While at the Cannes Film Festival, Clarke made it clear to Variety that she doesn't play strong female characters, she just plays female characters, full stop. So, in her opinion, it's kind of repetitive to even include that word. Clarke said:
“If it’s not strong, what is it? Are you telling me there’s another option, that there’s a weak option? You think a lead in a movie is going to be a weak woman? It just doesn’t even bear having the conversation, so enough already with the strong women, please.”
Clarke's right that it's hard to think of too many female characters on the big or small screen that aren't strong in their own way. That's because strong means a lot of different things, but the way that it's used in Hollywood seems to have become the acceptable shorthand when trying to pay a female character a compliment. But it's used so often that it basically means nothing, it's just kind of lazy.

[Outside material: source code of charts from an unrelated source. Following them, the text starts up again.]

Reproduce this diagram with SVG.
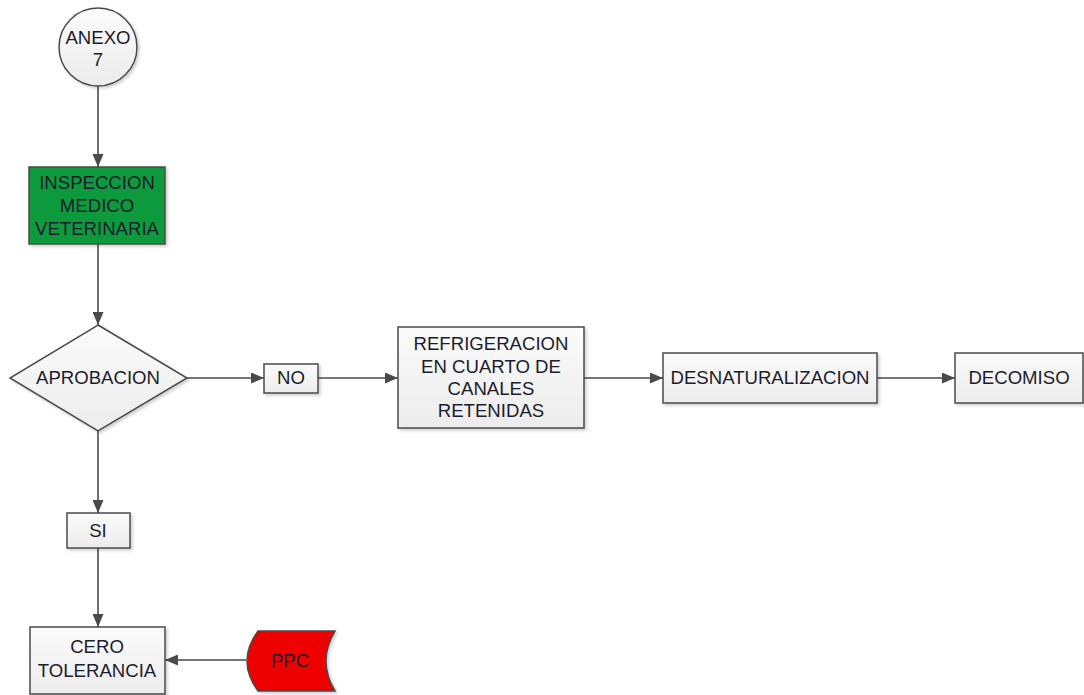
<svg xmlns="http://www.w3.org/2000/svg" width="1084" height="695" viewBox="0 0 1084 695">
  <style>
    .box { fill: url(#boxFill); stroke: #4a4a4a; stroke-width: 1.5; filter: url(#shadow); }
    .lbl { font-family: "Liberation Sans", Arial, sans-serif; font-size: 18.6px; fill: #1c1c2c; text-anchor: middle; }
    .wire { fill: none; stroke: #4a4a4a; stroke-width: 1.6; marker-end: url(#arrow); }
  </style>
  <defs>
    <linearGradient id="boxFill" x1="0" y1="0" x2="0" y2="1">
      <stop offset="0" stop-color="#fbfbfb"/>
      <stop offset="1" stop-color="#ececec"/>
    </linearGradient>
    <filter id="shadow" x="-10%" y="-10%" width="130%" height="130%">
      <feDropShadow dx="2" dy="2" stdDeviation="1.5" flood-color="#000" flood-opacity="0.18"/>
    </filter>
    <marker id="arrow" viewBox="0 0 13 11" refX="13" refY="5.5" markerWidth="13" markerHeight="11" markerUnits="userSpaceOnUse" orient="auto">
      <path d="M0,0 L13,5.5 L0,11 Z" fill="#4a4a4a"/>
    </marker>
  </defs>

  <rect width="1084" height="695" fill="#ffffff"/>

  <g id="connectors">
    <line class="wire" x1="98" y1="86" x2="98" y2="167"/>
    <line class="wire" x1="98" y1="244" x2="98" y2="325"/>
    <line class="wire" x1="187" y1="378" x2="264" y2="378"/>
    <line class="wire" x1="318" y1="378" x2="398" y2="378"/>
    <line class="wire" x1="584" y1="378" x2="663" y2="378"/>
    <line class="wire" x1="877" y1="378" x2="955" y2="378"/>
    <line class="wire" x1="98" y1="431" x2="98" y2="513"/>
    <line class="wire" x1="98" y1="548" x2="98" y2="627"/>
    <line class="wire" x1="246" y1="660" x2="165" y2="660"/>
  </g>

  <g id="anexo">
    <circle class="box" cx="98" cy="47" r="39"/>
    <text class="lbl" x="98" y="44">ANEXO</text>
    <text class="lbl" x="98" y="66">7</text>
  </g>

  <g id="inspeccion">
    <rect x="29" y="167" width="136" height="77" fill="#0f9a3c" stroke="#4a4a4a" stroke-width="1.5" filter="url(#shadow)"/>
    <text class="lbl" x="97" y="189">INSPECCION</text>
    <text class="lbl" x="97" y="212">MEDICO</text>
    <text class="lbl" x="97" y="235">VETERINARIA</text>
  </g>

  <g id="aprobacion">
    <polygon class="box" points="98,325 187,378 98,431 10,378"/>
    <text class="lbl" x="98" y="384">APROBACION</text>
  </g>

  <g id="no">
    <rect class="box" x="264" y="364" width="54" height="29"/>
    <text class="lbl" x="291" y="384">NO</text>
  </g>

  <g id="refrigeracion">
    <rect class="box" x="398" y="327" width="186" height="101"/>
    <text class="lbl" x="491" y="350">REFRIGERACION</text>
    <text class="lbl" x="491" y="373">EN CUARTO DE</text>
    <text class="lbl" x="491" y="395">CANALES</text>
    <text class="lbl" x="491" y="417">RETENIDAS</text>
  </g>

  <g id="desnaturalizacion">
    <rect class="box" x="663" y="353" width="214" height="50"/>
    <text class="lbl" x="770" y="384">DESNATURALIZACION</text>
  </g>

  <g id="decomiso">
    <rect class="box" x="955" y="353" width="128" height="50"/>
    <text class="lbl" x="1019" y="384">DECOMISO</text>
  </g>

  <g id="si">
    <rect class="box" x="67" y="513" width="63" height="35"/>
    <text class="lbl" x="98" y="537">SI</text>
  </g>

  <g id="cero-tolerancia">
    <rect class="box" x="30" y="627" width="135" height="67"/>
    <text class="lbl" x="97" y="653">CERO</text>
    <text class="lbl" x="97" y="677">TOLERANCIA</text>
  </g>

  <g id="ppc">
    <path d="M258,631 H335 Q317,661 335,691 H258 Q236,661 258,631 Z" fill="#ee0000" stroke="#4a4a4a" stroke-width="1.5" filter="url(#shadow)"/>
    <text class="lbl" x="290" y="667">PPC</text>
  </g>
</svg>
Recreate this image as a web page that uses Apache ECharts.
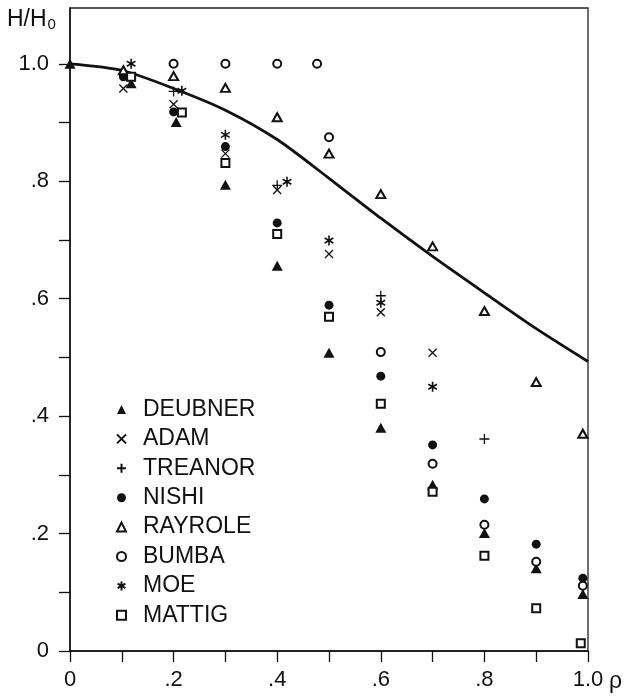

Clarke's Game Of Thrones character Daenerys Targaryen has been called a "strong female lead," as has, Reese Witherspoon's character Tracey Flick in Election, courtesy of Netflix's "Strong Female Lead" category, and Sigourney Weaver's Ripley in the Alien movies, but the word seems limiting since it really tells you very little about any of these characters. Not to mention, that these three women all very different, and wholly original characters, and shouldn't have to share the same descriptor.
Shonda Rhimes, whose characters have often been called "strong female leads," tweeted a similar assessment that the description is sexist and needs to be axed. Back in February, Rhimes tweeted, "Okay. Entertainment industry, time to stop using the phrases 'Smart Strong Women' and 'Strong Female Leads'. There are no Dumb Weak Women. A smart strong woman is just a WOMAN."
The real clue that "strong" isn't the most dynamic of word choices is that it seems to only refer to female characters. While speaking at Cannes, Clarke brought up this double standard, saying that there aren't any "strong male leads," and if the word strong is used to describe a male character it's because they are physically strong, or it's used in addition to another adjective. Like say how The Hollywood Reporter described John Boyega's Finn in Star Wars: The Force Awakens as a "strong and vigorous male lead, not to mention, the counterpart Jyn (Felicity Jones) needed in Rogue One.
It's why Clarke told Variety she'd like to scrap the word "strong" in lieu of other, different, maybe even better words. She even suggested some other ways people could describe the characters she plays like Qi'ra in her latest movie, Solo: A Star Wars Story. They could ask her things like, “What does it feel like to play someone with power?” or “How does it feel to play a female lead in a big blockbuster movie?”
“Take the ‘strong’ out of it, find another adjective, damn it,” Clarke said. “I’m just playing women.” Clarke's right that the word "strong" has been used for far too long to say very little about who a female character really is. These women deserve to be described the same way male leads are, who always get to be more than strong characters.
Removing this one word from the descriptions of the kinds of characters Clarke play might even help change the way men these characters are seen. It will give the women who play these female characters a chance to show that they are way too complex for just one word.